T293 is pleased to announce In The Neighborhood, the second solo exhibition at the gallery by New York based artist Trey Abdella. A new series of large-format canvases is on display.

In The Neighborhood is conceived by the artist as a journey through his childhood and coming of age experiences. The works portray mundane but nonetheless memorable situations that Abdella has lived while growing up in the suburbs of West Virginia. Overworking a job to pay the rent, recording a movie inside the cinema, being crushed down at a concert or reading Playboy at school are simple facts but they inevitably impact on an adolescent’s growth and future memory.

By drawing inspiration from ordinary life events, the paintings somehow turn out to be extremely relatable, so much that the viewer feels a certain familiarity with them. Abdella teases our sensibility by first making us feel compassionate about the characters of his paintings, but at the end he shatters their finale. The autobiographical narrative is alternated by the fantastic, sometimes monstrous, imagery that the artist depicts.

Abdella oversaturates his paintings with influences from pop culture, hyper-realism and cartoons, constructing a very personal narrative, which became his very signature. On the constant search of new materials, Abdella challenges himself in looking for new ways of making paintings. In this new series, the artist inserts textures, ready-made objects, such as LED lights and a functioning clock system into the canvases, creating new and unexpected sculptural effects.

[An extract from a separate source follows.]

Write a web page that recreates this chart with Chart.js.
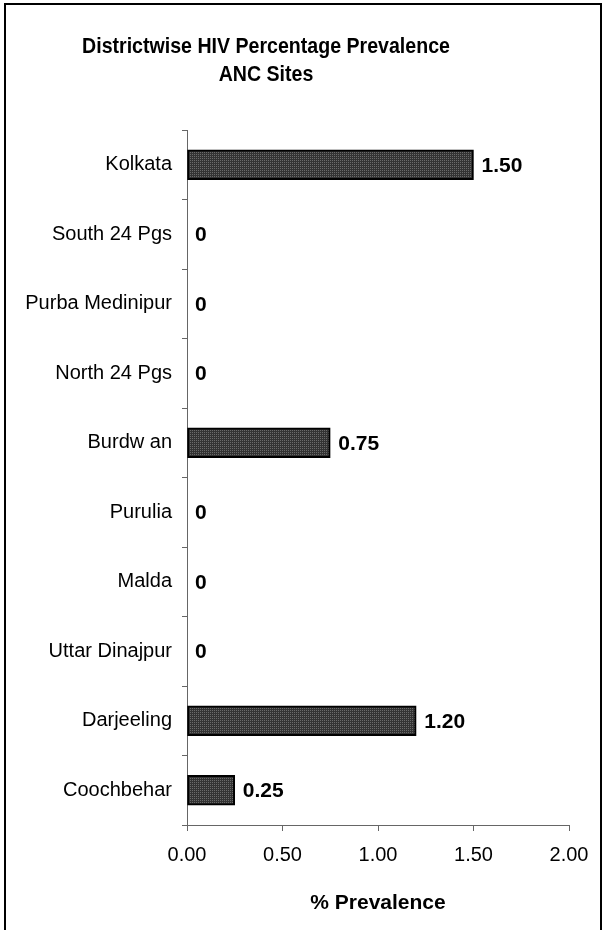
<!DOCTYPE html>
<html>
<head>
<meta charset="utf-8">
<script src="https://cdn.jsdelivr.net/npm/chart.js@4/dist/chart.umd.min.js"></script>
<style>
  html, body { margin: 0; padding: 0; background: #fff; }
  #wrap { position: relative; width: 602px; height: 930px; }
  #frame {
    position: absolute; left: 4px; top: 3px; width: 598px; height: 940px;
    border: 2px solid #000; box-sizing: border-box; pointer-events: none;
  }
  canvas { position: absolute; left: 0; top: 0; }
</style>
</head>
<body>
<div id="wrap">
  <canvas id="chart" width="602" height="930"></canvas>
  <div id="frame"></div>
</div>
<script>
// Données du graphique
const titleLines = ['Districtwise HIV Percentage Prevalence', 'ANC Sites'];
const districts = ['Kolkata', 'South 24 Pgs', 'Purba Medinipur', 'North 24 Pgs', 'Burdw an',
                   'Purulia', 'Malda', 'Uttar Dinajpur', 'Darjeeling', 'Coochbehar'];
const prevalence = [1.50, 0, 0, 0, 0.75, 0, 0, 0, 1.20, 0.25];
const axisTitle = '% Prevalence';

const FONT = '"Liberation Sans", Arial, sans-serif';

// Motif pointillé pour les barres
function makePattern() {
    const c = document.createElement('canvas');
    c.width = 2; c.height = 2;
    const g = c.getContext('2d');
    g.fillStyle = '#333333';
    g.fillRect(0, 0, 2, 2);
    g.fillStyle = '#6a6a6a';
    g.fillRect(0, 0, 1, 1);
    return g.createPattern(c, 'repeat');
}

// Titre dessiné à la main (centré comme dans l'original, police un peu condensée)
const titlePlugin = {
    id: 'customTitle',
    afterDraw(chart) {
        const ctx = chart.ctx;
        ctx.save();
        ctx.fillStyle = '#000';
        ctx.font = 'bold 22px ' + FONT;
        ctx.textAlign = 'center';
        ctx.textBaseline = 'middle';
        ctx.translate(266, 0);
        ctx.scale(0.89, 1);
        titleLines.forEach((line, i) => ctx.fillText(line, 0, 47 + i * 28));
        ctx.restore();
    }
};

// Étiquettes de valeurs à droite des barres
const valueLabels = {
    id: 'valueLabels',
    afterDatasetsDraw(chart) {
        const ctx = chart.ctx;
        const meta = chart.getDatasetMeta(0);
        ctx.save();
        ctx.fillStyle = '#000';
        ctx.font = 'bold 21px ' + FONT;
        ctx.textAlign = 'left';
        ctx.textBaseline = 'middle';
        meta.data.forEach((bar, i) => {
            const v = prevalence[i];
            const txt = v === 0 ? '0' : v.toFixed(2);
            ctx.fillText(txt, bar.x + 8, bar.y + 1);
        });
        ctx.restore();
    }
};

new Chart(document.getElementById('chart'), {
    type: 'bar',
    data: {
        labels: districts,
        datasets: [{
            data: prevalence,
            backgroundColor: makePattern(),
            borderColor: '#000',
            borderWidth: 2,
            borderSkipped: false,
            barThickness: 30
        }]
    },
    options: {
        indexAxis: 'y',
        responsive: false,
        animation: false,
        layout: { padding: { left: 0, top: 130, right: 33, bottom: 0 } },
        plugins: {
            legend: { display: false },
            tooltip: { enabled: false },
            title: { display: false }
        },
        scales: {
            x: {
                min: 0,
                max: 2,
                afterFit(scale) { scale.height = 105; },
                ticks: {
                    stepSize: 0.5,
                    color: '#000',
                    padding: 12,
                    font: { family: FONT, size: 20 },
                    callback: v => Number(v).toFixed(2)
                },
                grid: { drawOnChartArea: false, tickLength: 6, color: '#666' },
                border: { color: '#666', width: 1 },
                title: {
                    display: true,
                    text: axisTitle,
                    color: '#000',
                    font: { family: FONT, size: 21, weight: 'bold' },
                    padding: { top: 14, bottom: 14 }
                }
            },
            y: {
                afterFit(scale) { scale.width = 187; },
                ticks: {
                    color: '#000',
                    padding: 10,
                    font: { family: FONT, size: 20 }
                },
                grid: { drawOnChartArea: false, offset: true, tickLength: 5, color: '#666' },
                border: { color: '#666', width: 1 }
            }
        }
    },
    plugins: [titlePlugin, valueLabels]
});
</script>
</body>
</html>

Playing down tragic moments by making them visually delightful is one of the most significant characteristics of Abdella’s practice and approach to painting. The well-known sentence “What in life does us annoy, We in picture do enjoy” by Johann Wolfgang von Goethe appears at this point as the most appropriate description for Abdella’s new works, which can be experienced as a pleasing but nonetheless bittersweet stroll in the neighborhood of one’s own youth.